What if I asked "Do you hate me?" to my friends? How would they answer? Once, I had tried to find out any single possibility of being hated by anyone else, even though they said they were my friends. Even they would say "I trust you. I like you completely!", at that period I had been possessed by a seriously suspicious mind, therefore, I would think it must be a lie. In a way, I was in a really confused maze in my mind.

About this kind of topic, I remember R.D.Laing's evergreen one "Do You Love Me?". In that classic, Laing tells us the true sadness of this distrust for anyone. If they get into that maze, probably no one's word will enter their minds to open... then, in my case (according to my personal life history), how could I get out of that maze?

I can't see the reason why I could have been out of that maze, and also I can trust my job coach even though she could tell a lie... Thinking about this topic, I remember Radiohead's banger "My Iron Lung" as "Faith, You're driving me away". Yes, our minds are invisible, and also they can change easily as my mind does (especially, this mind is like liquid which must not have any clear shape to capture).

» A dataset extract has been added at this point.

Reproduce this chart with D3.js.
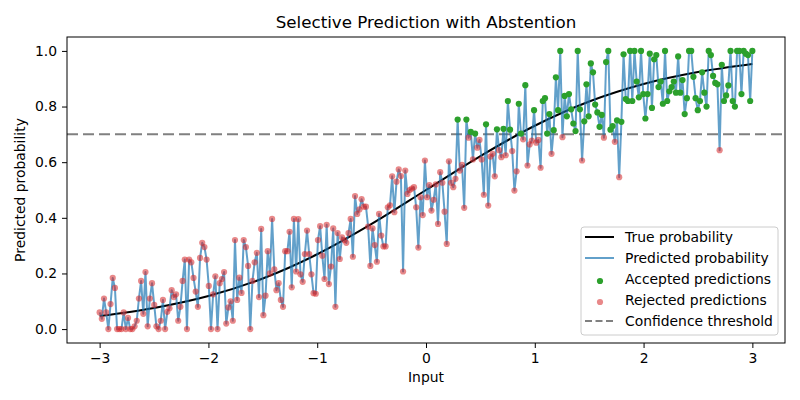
<!DOCTYPE html>
<html>
<head>
<meta charset="utf-8">
<script src="https://cdn.jsdelivr.net/npm/d3@7"></script>
<style>
  body { margin: 0; background: #fff; }
  svg { font-family: 'DejaVu Sans', sans-serif; }
</style>
</head>
<body>
<script>
// predicted probability at 300 evenly spaced inputs from -3 to 3
const predicted = [
  0.06, 0.037, 0.11, 0.06, 0.0, 0.09, 0.184, 0.148, 0, 0, 0, 0.06, 0, 0.04, 0, 0, 0.01, 0.03, 0.11, 0.173, 0.055, 0.205, 0.01, 0.11, 0.165, 0.087, 0.01, 0, 0.03,
  0.105, 0, 0.062, 0.075, 0.14, 0.115, 0.125, 0.03, 0.08, 0.173, 0.25, 0, 0.25, 0.24, 0.184, 0.135, 0.08, 0.256, 0.31, 0.295, 0.25, 0.155, 0, 0.125, 0.19, 0, 0.165, 0.18, 0.205, 0.02,
  0.078, 0.1, 0.03, 0.32, 0.105, 0.185, 0.13, 0.32, 0.295, 0.227, 0, 0.173, 0.24, 0.274, 0.115, 0.36, 0.05, 0.12, 0.28, 0.2, 0.396, 0.215, 0.14, 0.165, 0.105, 0.08, 0.28, 0.28, 0.35, 0.15, 0.396,
  0.207, 0.395, 0.197, 0.17, 0.27, 0.354, 0.27, 0.197, 0.129, 0.127, 0.32, 0.37, 0.264, 0.18, 0.375, 0.162, 0.225, 0.362, 0.08, 0.345, 0.252, 0.33, 0.32, 0.31, 0.345, 0.396, 0.26, 0.478, 0.414, 0.43, 0.467, 0.44,
  0.44, 0.368, 0.227, 0.362, 0.302, 0.242, 0.414, 0.336, 0.297, 0.297, 0.438, 0.445, 0.549, 0.42, 0.53, 0.574, 0.55, 0.207, 0.57, 0.486, 0.5, 0.505, 0.51, 0.438, 0.293, 0.474, 0.41, 0.606, 0.474, 0.518,
  0.426, 0.465, 0.52, 0.378, 0.564, 0.526, 0.422, 0.306, 0.603, 0.526, 0.51, 0.54, 0.753, 0.57, 0.59, 0.436, 0.753, 0.688, 0.709, 0.61, 0.703, 0.652, 0.68, 0.61, 0.483, 0.736, 0.444, 0.62, 0.63, 0.549, 0.718,
  0.643, 0.618, 0.72, 0.625, 0.82, 0.717, 0.64, 0.498, 0.567, 0.81, 0.703, 0.682, 0.877, 0.588, 0.664, 0.678, 0.787, 0.67, 0.68, 0.58, 0.82, 0.83, 0.703, 0.773, 0.63, 0.715, 0.905, 0.787, 1.0, 0.69,
  0.838, 0.765, 0.845, 0.79, 0.739, 0.712, 1.0, 0.79, 0.606, 0.747, 0.88, 0.765, 0.955, 0.923, 0.807, 0.779, 0.727, 0.77, 0.688, 0.96, 1.0, 0.717, 0.73, 0.673, 0.75, 0.546, 0.745, 0.988, 0.827, 0.82, 1.0,
  0.82, 1.0, 0.89, 0.833, 1.0, 0.845, 0.757, 0.845, 0.99, 0.795, 0.97, 0.985, 0.87, 0.89, 0.81, 1.0, 0.82, 0.855, 0.87, 0.89, 0.85, 0.98, 0.85, 0.895, 0.773, 0.83, 1.0, 1.0, 0.907, 0.83, 0.787,
  0.82, 0.923, 0.85, 0.8, 1.0, 0.985, 0.91, 0.885, 0.88, 0.643, 0.95, 0.82, 0.84, 0.876, 1.0, 0.82, 0.8, 1.0, 1.0, 0.845, 1.0, 0.99, 0.985, 0.82, 1.0
];

// true probability curve, sampled every 0.5
const trueX = [-3, -2.5, -2, -1.5, -1, -0.5, 0, 0.5, 1, 1.5, 2, 2.5, 3];
const trueP = [0.047, 0.076, 0.119, 0.182, 0.269, 0.378, 0.5, 0.622, 0.731, 0.818, 0.881, 0.924, 0.953];

const threshold = 0.7;
const xTicks = [-3, -2, -1, 0, 1, 2, 3];
const yTicks = [0.0, 0.2, 0.4, 0.6, 0.8, 1.0];
const legendLabels = ['True probability', 'Predicted probability', 'Accepted predictions', 'Rejected predictions', 'Confidence threshold'];

const inputs = predicted.map((_, i) => -3 + (6 * i) / (predicted.length - 1));
const points = predicted.map((p, i) => ({ x: inputs[i], p: p }));

const W = 800;
const H = 400;
const margin = { top: 37, right: 15, bottom: 57, left: 67 };
const width = W - margin.left - margin.right;
const height = H - margin.top - margin.bottom;

const svg = d3
  .select('body')
  .append('svg')
  .attr('width', W)
  .attr('height', H);

const g = svg.append('g').attr('transform', `translate(${margin.left},${margin.top})`);

const x = d3.scaleLinear().domain([-3.3, 3.3]).range([0, width]);
const y = d3.scaleLinear().domain([-0.05, 1.05]).range([height, 0]);

const fmtX = (d) => (d < 0 ? '\u2212' + Math.abs(d) : String(d));

// axes
const xAxis = g
  .append('g')
  .attr('transform', `translate(0,${height})`)
  .call(d3.axisBottom(x).tickValues(xTicks).tickFormat(fmtX).tickSizeOuter(0).tickSize(5).tickPadding(5));
const yAxis = g
  .append('g')
  .call(d3.axisLeft(y).tickValues(yTicks).tickFormat(d3.format('.1f')).tickSizeOuter(0).tickSize(5).tickPadding(5));

[xAxis, yAxis].forEach((a) => {
  a.select('.domain').remove();
  a.selectAll('line').attr('stroke', '#000').attr('stroke-width', 1);
  a.selectAll('text').attr('fill', '#000').style('font-size', '13.9px').style('font-family', 'DejaVu Sans');
});

// threshold line
g.append('line')
  .attr('x1', 0)
  .attr('x2', width)
  .attr('y1', y(threshold))
  .attr('y2', y(threshold))
  .attr('stroke', '#808080')
  .attr('stroke-width', 2)
  .attr('stroke-dasharray', '11,5');

// true probability
g.append('path')
  .datum(trueX.map((d, i) => [d, trueP[i]]))
  .attr('fill', 'none')
  .attr('stroke', '#000')
  .attr('stroke-width', 2)
  .attr('d', d3.line().x((d) => x(d[0])).y((d) => y(d[1])).curve(d3.curveCatmullRom));

// predicted probability
g.append('path')
  .datum(points)
  .attr('fill', 'none')
  .attr('stroke', '#1f77b4')
  .attr('stroke-opacity', 0.7)
  .attr('stroke-width', 2)
  .attr('stroke-linejoin', 'round')
  .attr('d', d3.line().x((d) => x(d.x)).y((d) => y(d.p)));

// rejected
g.selectAll('.rej')
  .data(points.filter((d) => d.p < threshold))
  .enter()
  .append('circle')
  .attr('class', 'rej')
  .attr('cx', (d) => x(d.x))
  .attr('cy', (d) => y(d.p))
  .attr('r', 3.1)
  .attr('fill', '#d62728')
  .attr('fill-opacity', 0.55);

// accepted
g.selectAll('.acc')
  .data(points.filter((d) => d.p >= threshold))
  .enter()
  .append('circle')
  .attr('class', 'acc')
  .attr('cx', (d) => x(d.x))
  .attr('cy', (d) => y(d.p))
  .attr('r', 3.1)
  .attr('fill', '#2ca02c');

// frame
g.append('rect')
  .attr('width', width)
  .attr('height', height)
  .attr('fill', 'none')
  .attr('stroke', '#000')
  .attr('stroke-width', 1);

// title and labels
svg.append('text')
  .attr('x', margin.left + width / 2)
  .attr('y', 28)
  .attr('text-anchor', 'middle')
  .style('font-size', '16.7px')
  .text('Selective Prediction with Abstention');

svg.append('text')
  .attr('x', margin.left + width / 2)
  .attr('y', 382)
  .attr('text-anchor', 'middle')
  .style('font-size', '13.9px')
  .text('Input');

svg.append('text')
  .attr('transform', `translate(25,${margin.top + height / 2}) rotate(-90)`)
  .attr('text-anchor', 'middle')
  .style('font-size', '13.9px')
  .text('Predicted probability');

// legend
const legend = svg.append('g').attr('transform', 'translate(581,227)');
legend.append('rect')
  .attr('width', 197)
  .attr('height', 108)
  .attr('rx', 3)
  .attr('fill', '#fff')
  .attr('fill-opacity', 0.8)
  .attr('stroke', '#cccccc')
  .attr('stroke-width', 1);

legendLabels.forEach((label, i) => {
  const cy = 10 + i * 21;
  const row = legend.append('g').attr('transform', `translate(0,${cy})`);
  if (i === 0 || i === 1 || i === 4) {
    row.append('line')
      .attr('x1', 4)
      .attr('x2', 33)
      .attr('stroke', i === 0 ? '#000' : i === 1 ? '#1f77b4' : '#808080')
      .attr('stroke-opacity', i === 1 ? 0.7 : 1)
      .attr('stroke-width', 2)
      .attr('stroke-dasharray', i === 4 ? '7,3.5' : null);
  } else {
    row.append('circle')
      .attr('cx', 19)
      .attr('cy', 2)
      .attr('r', 3.1)
      .attr('fill', i === 2 ? '#2ca02c' : '#d62728')
      .attr('fill-opacity', i === 2 ? 1 : 0.55);
  }
  row.append('text')
    .attr('x', 44)
    .attr('y', 5)
    .style('font-size', '13.9px')
    .text(label);
});
</script>
</body>
</html>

I remember Ludwig Wittgenstein's discussions of our minds.

So, now all I can say about this is this. I trust not only so-called verbal communication which consists of our clear words, but trust my hunch in my mind even though it won't show any clear evidence. Why can I do that miracle action? Because I have experienced a lot of events with that job coach, and also my friends. Also, the books and music I have enjoyed have trained my hunch... sorry, it can be too abstract.